Rosemary Wainwright, Loughborough University
Though declarations of the demise of UK manufacturing and engineering are premature, universities and industry must join forces to strengthen the pipeline of talent, capitalise on the potential of the innovations we already have, and find ways to continue to generate new technologies, products and solutions.
The communication and clarity of expectations from industry are vital in ensuring the encouragement of the next generation of engineers to stem the skills gap. Strong collaboration between higher education and engineering companies is key to addressing these issues and developing the role of engineering in the UK economy.
In this report it is proposed that this approach must be applied early on and maintained throughout all stages of education, to ensure students have a positive and informed view of the engineering profession from an early age, thus allowing them to make suitable subject choices and reach their potential. In order to exploit our current portfolio of technical innovations, universities can help industry to translate them into commercially viable offerings, through education and advice. And finally we must continue to develop new innovations and technologies, with universities supporting through the selection and development of candidate students who are not only technologists, but who also have creative and entrepreneurial skills.
Joe Watson, University of Cambridge
Once upon a time, not so long ago, I hadn’t really heard of engineering.

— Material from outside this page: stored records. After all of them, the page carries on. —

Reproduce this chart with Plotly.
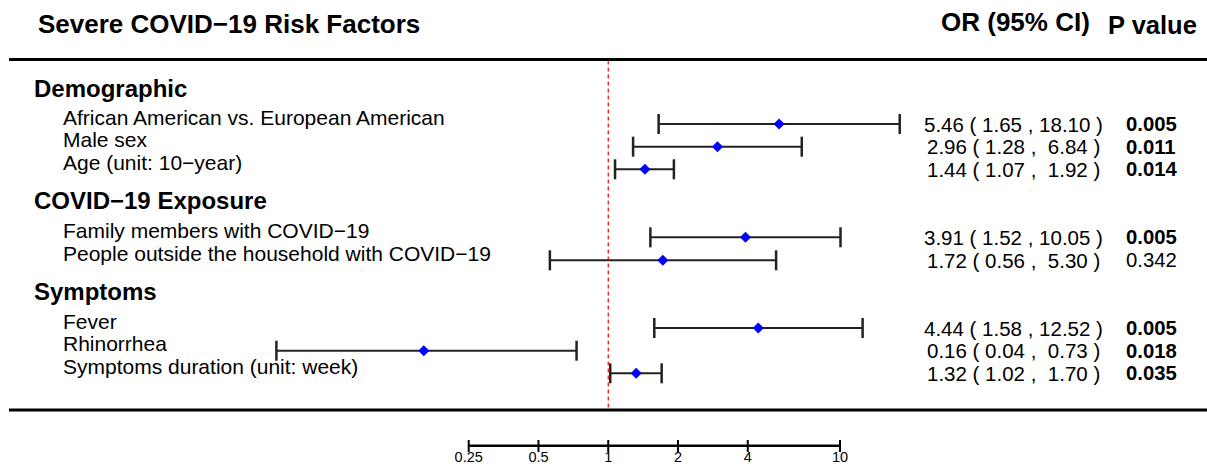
import math
import plotly.graph_objects as go

# ---------------- data ----------------
title_text = "Severe COVID−19 Risk Factors"
or_header = "OR (95% CI)"
p_header = "P value"
groups = ["Demographic", "COVID−19 Exposure", "Symptoms"]
items = [
    "African American vs. European American",
    "Male sex",
    "Age (unit: 10−year)",
    "Family members with COVID−19",
    "People outside the household with COVID−19",
    "Fever",
    "Rhinorrhea",
    "Symptoms duration (unit: week)",
]
odds_ratio = [5.46, 2.96, 1.44, 3.91, 1.72, 4.44, 0.16, 1.32]
ci_lower = [1.65, 1.28, 1.07, 1.52, 0.56, 1.58, 0.037, 1.02]
ci_upper = [18.10, 6.84, 1.92, 10.05, 5.30, 12.52, 0.73, 1.70]
p_values = [0.005, 0.011, 0.014, 0.005, 0.342, 0.005, 0.018, 0.035]
tick_vals = [0.25, 0.5, 1, 2, 4, 10]
tick_text = ["0.25", "0.5", "1", "2", "4", "10"]

# ---------------- layout constants (pixels) ----------------
W, H = 1207, 467
AX_L_PX, AX_R_PX = 468.7, 840.0          # pixel positions of 0.25 and 10
px_per_dec = (AX_R_PX - AX_L_PX) / (math.log10(tick_vals[-1]) - math.log10(tick_vals[0]))
xr0 = math.log10(tick_vals[0]) - AX_L_PX / px_per_dec
xr1 = math.log10(tick_vals[-1]) + (W - AX_R_PX) / px_per_dec

row_y = [124, 146.7, 169.3, 237.3, 260.3, 328, 350.7, 373.3]
group_y = [88.3, 200.3, 291.7]
label_dy = -7.0
top_line_y, bottom_line_y = 59.5, 410.0
axis_y = 445.7
cap_half = 10
FONT = "Liberation Sans, Arial, sans-serif"

def fx(px):
    return px / W

fig = go.Figure()

# CI lines
xs, ys = [], []
for lo, up, y in zip(ci_lower, ci_upper, row_y):
    xs += [lo, up, None]
    ys += [y, y, None]
fig.add_trace(go.Scatter(x=xs, y=ys, mode="lines",
                         line=dict(color="#222222", width=2), hoverinfo="skip"))
# caps
xs, ys = [], []
for lo, up, y in zip(ci_lower, ci_upper, row_y):
    for v in (lo, up):
        xs += [v, v, None]
        ys += [y - cap_half, y + cap_half, None]
fig.add_trace(go.Scatter(x=xs, y=ys, mode="lines",
                         line=dict(color="#222222", width=2.5), hoverinfo="skip"))
# reference line at 1
fig.add_trace(go.Scatter(x=[1, 1], y=[top_line_y + 1, bottom_line_y - 1], mode="lines",
                         line=dict(color="#FF0000", width=1.2, dash="4px,3px"),
                         hoverinfo="skip"))
# points
fig.add_trace(go.Scatter(x=odds_ratio, y=row_y, mode="markers",
                         marker=dict(symbol="diamond", color="#0000FF", size=8.5,
                                     line=dict(width=0)),
                         hoverinfo="skip"))

# bottom axis (manual, through the log scale)
fig.add_trace(go.Scatter(x=[tick_vals[0], tick_vals[-1]], y=[axis_y, axis_y], mode="lines",
                         line=dict(color="black", width=2.5), hoverinfo="skip"))
xs, ys = [], []
for t in tick_vals:
    xs += [t, t, None]
    ys += [axis_y - 5.7, axis_y + 6.3, None]
fig.add_trace(go.Scatter(x=xs, y=ys, mode="lines",
                         line=dict(color="black", width=2), hoverinfo="skip"))
fig.add_trace(go.Scatter(x=tick_vals, y=[458.3] * len(tick_vals), mode="text",
                         text=tick_text, textposition="middle center",
                         textfont=dict(family=FONT, size=14.5, color="black"),
                         hoverinfo="skip", cliponaxis=False))

annotations = []

def ann(text, xpx, ypx, size, anchor="left", bold=False):
    annotations.append(dict(
        text=f"<b>{text}</b>" if bold else text,
        x=fx(xpx), xref="paper", y=ypx, yref="y",
        xanchor=anchor, yanchor="middle", showarrow=False, borderpad=0,
        font=dict(family=FONT, size=size, color="black")))

ann(title_text, 36.5, 24, 26, bold=True)
ann(or_header, 1015.4, 22, 26, anchor="center", bold=True)
ann(p_header, 1106.5, 24.8, 25.5, bold=True)

for g, gy in zip(groups, group_y):
    ann(g, 33, gy, 24, bold=True)

for name, y in zip(items, row_y):
    ann(name, 62, y + label_dy, 21)

for o, lo, up, p, y in zip(odds_ratio, ci_lower, ci_upper, p_values, row_y):
    up_s = f"{up:.2f}"
    if len(up_s) < 5:
        up_s = "\u00a0" + up_s
    ann(f"{o:.2f} ( {lo:.2f} , {up_s} )", 1013.5, y, 20.5, anchor="center")
    ann(f"{p:.3f}", 1125, y, 20.3, bold=(p < 0.05))

shapes = [
    dict(type="line", xref="paper", yref="y", x0=fx(9), x1=1, y0=top_line_y, y1=top_line_y,
         line=dict(color="black", width=3)),
    dict(type="line", xref="paper", yref="y", x0=fx(9), x1=1, y0=bottom_line_y, y1=bottom_line_y,
         line=dict(color="black", width=3)),
]

fig.update_layout(
    width=W, height=H, autosize=False,
    margin=dict(l=0, r=0, t=0, b=0, pad=0),
    paper_bgcolor="white", plot_bgcolor="white",
    showlegend=False, hovermode=False,
    xaxis=dict(type="log", range=[xr0, xr1], domain=[0, 1], visible=False, fixedrange=True),
    yaxis=dict(range=[H, 0], domain=[0, 1], visible=False, fixedrange=True),
    annotations=annotations, shapes=shapes,
)

fig.write_html("out.html")
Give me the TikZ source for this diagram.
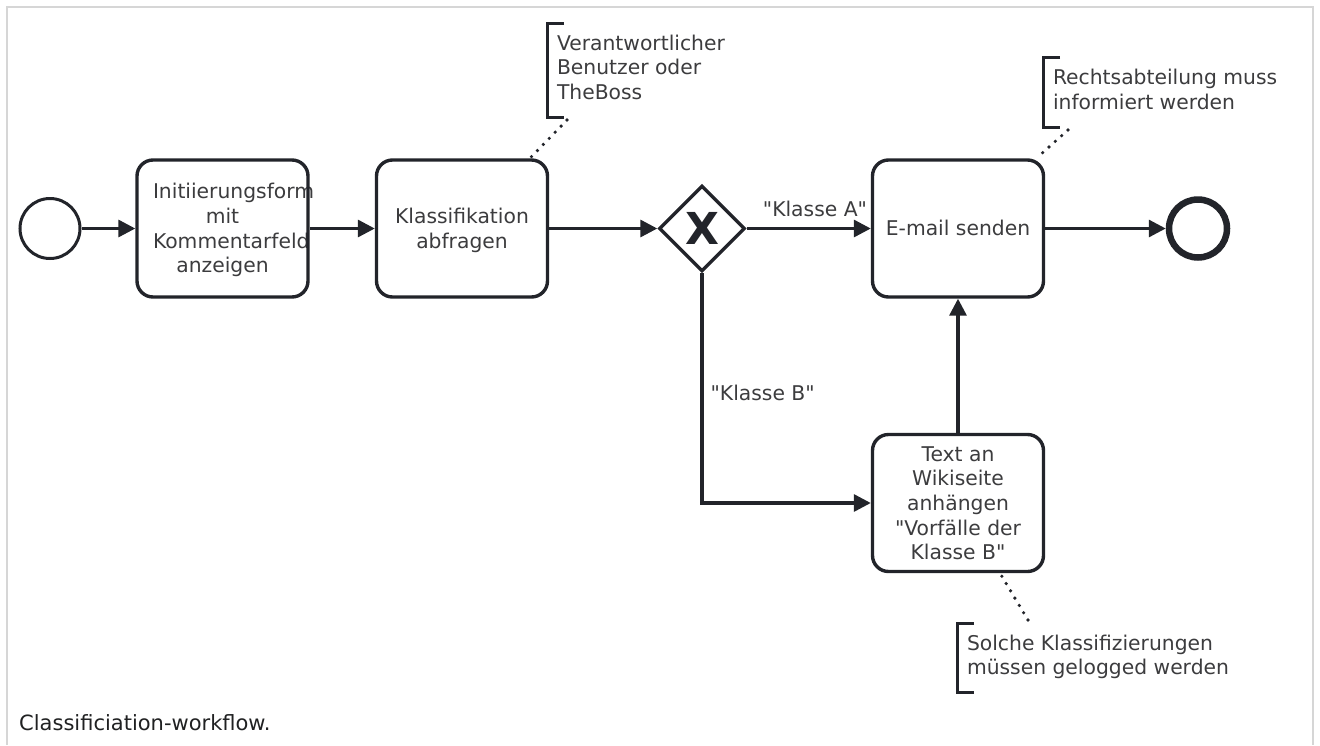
\documentclass[tikz,border=0pt]{standalone}
\usepackage{fontspec}
\setmainfont{DejaVu Sans}[Ligatures=TeXOff]
\usetikzlibrary{shapes.geometric,arrows.meta}
\definecolor{ink}{RGB}{34,36,42}
\definecolor{txt}{RGB}{60,60,62}
\definecolor{captxt}{RGB}{32,33,34}
\definecolor{framec}{RGB}{214,214,214}
\begin{document}
\begin{tikzpicture}[x=1pt,y=-1pt,
  dfont/.style={font=\fontsize{20.3}{24.7}\selectfont, text=txt},
  taskbox/.style={draw=ink, line width=3.4pt, rounded corners=16pt, minimum width=171pt, minimum height=137pt, inner sep=0pt},
  tasktext/.style={dfont, align=center, inner sep=0pt, yshift=-2.5pt},
  startev/.style={circle, draw=ink, line width=3pt, minimum size=60pt, inner sep=0pt},
  endev/.style={circle, draw=ink, line width=6.5pt, minimum size=58pt, inner sep=0pt},
  gateway/.style={diamond, draw=ink, line width=3.4pt, minimum width=86pt, minimum height=86pt, inner sep=0pt, text=ink, font=\fontsize{44}{44}\selectfont\bfseries},
  flow/.style={draw=ink, line width=3.2pt, -{Triangle[length=17pt,width=17pt]}},
  assoc/.style={draw=ink, line width=3.6pt, line cap=round, dash pattern=on 0pt off 8.5pt},
  annot/.style={dfont, align=left, inner xsep=10pt, inner ysep=0pt, outer sep=0pt, anchor=north west},
  bracket/.style={draw=ink, line width=3pt},
  flowlabel/.style={dfont, inner sep=0pt},
]
\useasboundingbox (0,0) rectangle (1320,745);
\draw[framec, line width=2pt] (7,745) -- (7,7) -- (1313,7) -- (1313,745);

% events and gateway
\node[startev] (start) at (50,228.5) {};
\node[gateway] (gw) at (702,228.5) {X};
\node[endev] (end) at (1198,228.5) {};

% task texts (drawn first, boxes on top)
\node[tasktext] (t1text) at (222.5,228.5) {\strut\makebox[139pt][l]{Initiierungsform}\\mit\\\makebox[139pt][l]{Kommentarfeld}\\anzeigen\strut};
\node[tasktext] (t2text) at (462,228.5) {\strut Klassifikation\\abfragen\strut};
\node[tasktext] (t3text) at (958,228.5) {\strut E-mail senden};
\node[tasktext] (t4text) at (958,503) {\strut Text an\\Wikiseite\\anhängen\\"Vorfälle der\\Klasse B"\strut};

\node[taskbox] (t1) at (222.5,228.5) {};
\node[taskbox] (t2) at (462,228.5) {};
\node[taskbox] (t3) at (958,228.5) {};
\node[taskbox] (t4) at (958,503) {};

% annotations
\node[annot, minimum height=94pt] (a1) at (547,23) {\strut Verantwortlicher\\\strut Benutzer oder\\\strut TheBoss};
\node[annot, minimum height=70pt] (a2) at (1043,57) {\strut Rechtsabteilung muss\\\strut informiert werden};
\node[annot, minimum height=69pt] (a3) at (957,623) {\strut Solche Klassifizierungen\\\strut müssen gelogged werden};
\foreach \a in {a1,a2,a3}{
  \draw[bracket] ([xshift=17pt]\a.north west) -- (\a.north west) -- (\a.south west) -- ([xshift=17pt]\a.south west);
}

% sequence flows
\draw[flow] (start) -- (t1);
\draw[flow] (t1) -- (t2);
\draw[flow] (t2) -- (gw);
\draw[flow] (gw) -- node[flowlabel, pos=0.55, yshift=20pt] {"Klasse A"} (t3);
\draw[flow] (gw.south) |- node[flowlabel, pos=0.26, anchor=west, xshift=7pt] {"Klasse B"} (t4.west);
\draw[flow] (t4) -- (t3);
\draw[flow] (t3) -- (end);

% associations
\draw[assoc] ([shift={(20,3)}]a1.south west) -- (t2);
\draw[assoc] ([shift={(25,3)}]a2.south west) -- (t3);
\draw[assoc] ([shift={(71,-3)}]a3.north west) -- (t4);

% caption
\node[font=\fontsize{21}{25}\selectfont, text=captxt, anchor=west, inner sep=0pt] (cap) at (19,723) {Classificiation-workflow.};
\end{tikzpicture}
\end{document}
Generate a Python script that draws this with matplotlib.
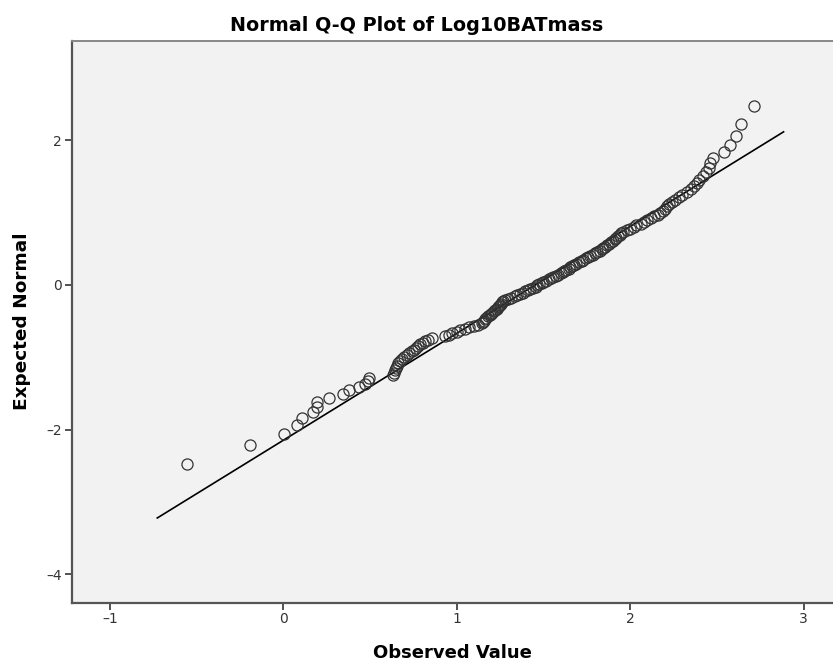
from statistics import NormalDist
import numpy as np
from matplotlib import pyplot as plt

observed = [
    -0.557, -0.190, 0.004, 0.077, 0.110, 0.170, 0.193, 0.196, 0.265, 0.343,
    0.379, 0.437, 0.471, 0.490, 0.496, 0.632, 0.639, 0.645, 0.650, 0.655,
    0.660, 0.675, 0.686, 0.698, 0.712, 0.726, 0.740, 0.753, 0.765, 0.777,
    0.790, 0.803, 0.818, 0.833, 0.855, 0.935, 0.955, 0.975, 1.000, 1.020,
    1.045, 1.070, 1.097, 1.125, 1.145, 1.150, 1.155, 1.162, 1.170, 1.180,
    1.190, 1.198, 1.205, 1.215, 1.220, 1.230, 1.240, 1.245, 1.250, 1.255,
    1.260, 1.265, 1.280, 1.295, 1.315, 1.335, 1.350, 1.365, 1.380, 1.395,
    1.410, 1.425, 1.440, 1.455, 1.465, 1.475, 1.490, 1.500, 1.515, 1.530,
    1.545, 1.555, 1.570, 1.585, 1.600, 1.610, 1.620, 1.630, 1.645, 1.655,
    1.665, 1.675, 1.690, 1.705, 1.720, 1.730, 1.745, 1.755, 1.770, 1.785,
    1.800, 1.810, 1.825, 1.835, 1.845, 1.855, 1.865, 1.880, 1.890, 1.900,
    1.910, 1.920, 1.930, 1.940, 1.950, 1.960, 1.980, 2.000, 2.020, 2.035,
    2.060, 2.080, 2.100, 2.120, 2.140, 2.160, 2.175, 2.190, 2.200, 2.210,
    2.225, 2.240, 2.260, 2.280, 2.300, 2.330, 2.350, 2.370, 2.388, 2.400,
    2.420, 2.438, 2.452, 2.462, 2.476, 2.543, 2.578, 2.610, 2.641, 2.712,
]

# reference line end points
line_x = [-0.727, 2.885]
line_y = [-3.221, 2.115]

xticks = [-1, 0, 1, 2, 3]
yticks = [-4, -2, 0, 2]

# expected normal from ranks (r / (n + 1))
n = len(observed)
expected = [NormalDist().inv_cdf(r / (n + 1)) for r in range(1, n + 1)]

plt.rcParams['font.family'] = ['DejaVu Sans']
plt.rcParams['axes.unicode_minus'] = False

fig = plt.figure(figsize=(8.33, 6.64), dpi=100)
ax = fig.add_axes([0.0864, 0.0923, 0.9136, 0.8467])
ax.set_facecolor('#f2f2f2')

ax.plot(line_x, line_y, color='#000000', lw=1.2, zorder=2)
ax.plot(observed, expected, 'o', mfc='none', mec='#333333', ms=8, mew=0.9, zorder=3)

ax.set_xlim(-1.219, 3.17)
ax.set_ylim(-4.392, 3.377)
ax.set_xticks(xticks)
ax.set_yticks(yticks)
ax.set_xticklabels(['\u20131', '0', '1', '2', '3'])
ax.set_yticklabels(['\u20134', '\u20132', '0', '2'])
ax.tick_params(direction='out', length=5, width=1.2, color='#333333',
               labelsize=10, labelcolor='#333333', pad=2)

for s in ['left', 'bottom']:
    ax.spines[s].set_color('#555555')
    ax.spines[s].set_linewidth(1.6)
ax.spines['top'].set_color('#888888')
ax.spines['top'].set_linewidth(1.4)
ax.spines['right'].set_visible(False)

ax.set_xlabel('Observed Value', fontsize=13, fontweight='bold', labelpad=13)
ax.set_ylabel('Expected Normal', fontsize=13.3, fontweight='bold', labelpad=11)
fig.text(0.5, 0.962, 'Normal Q-Q Plot of Log10BATmass', ha='center', va='center',
         fontsize=13.8, fontweight='bold')

fig.savefig('out.png', dpi=100)
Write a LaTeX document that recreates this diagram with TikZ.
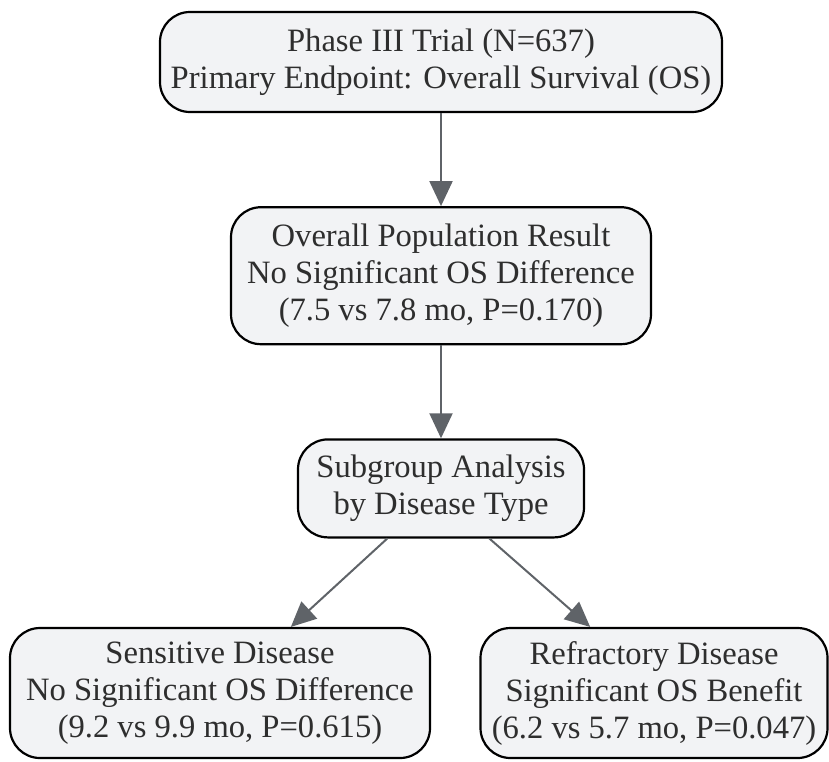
\documentclass[tikz,border=0pt]{standalone}
\usepackage{fontspec}
\setmainfont{Liberation Serif}
\usetikzlibrary{arrows.meta,positioning}
\definecolor{boxfill}{HTML}{F2F3F5}
\definecolor{linkgray}{HTML}{5F6368}
\tikzset{
    flow box/.style={rectangle, draw=black, line width=2.2pt, fill=boxfill, rounded corners=30pt, align=center, inner sep=0pt, text=black!82, font=\fontsize{32.6}{37}\selectfont},
    trial box/.style={flow box, minimum width=562pt, minimum height=100pt},
    result box/.style={flow box, minimum width=420pt, minimum height=137pt},
    sub box/.style={flow box, minimum width=286pt, minimum height=98pt},
    arm box/.style={flow box, minimum height=130pt},
    link/.style={-{Triangle[length=25pt,width=23pt]}, draw=linkgray, line width=2pt}
}
\begin{document}
\begin{tikzpicture}[x=1pt,y=1pt]
	\useasboundingbox (0,0) rectangle (829,-761);
	\node[trial box] (trial) at (441,-62) {Phase III Trial (N=637)\\Primary Endpoint: Overall Survival (OS)};
	\node[result box, below=93pt of trial] (overall) {Overall Population Result\\No Significant OS Difference\\(7.5 vs 7.8 mo, P=0.170)};
	\node[sub box, below=93pt of overall] (subgroup) {Subgroup Analysis\\by Disease Type};
	\node[arm box, minimum width=420pt] (sensitive) at (220,-693) {Sensitive Disease\\No Significant OS Difference\\(9.2 vs 9.9 mo, P=0.615)};
	\node[arm box, minimum width=347pt] (refractory) at (654,-693) {Refractory Disease\\Significant OS Benefit\\(6.2 vs 5.7 mo, P=0.047)};
	% links
	\draw[link] (trial) -- (overall);
	\draw[link] (overall) -- (subgroup);
	\draw[link] (subgroup.223) -- (sensitive.43);
	\draw[link] (subgroup.314) -- (refractory.134);
\end{tikzpicture}
\end{document}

This essay is very much a personal piece. As a boy who liked making things, why was engineering not familiar to me? As a boy who did a Fine Art A Level as well as Further Maths, why do people not realise that the skills I developed in these classes are of equal importance? This essay is about the crucial role our children play in the future of our Engineering Sector, and how views of education and economics need to evolve if we are to face what lies ahead of us.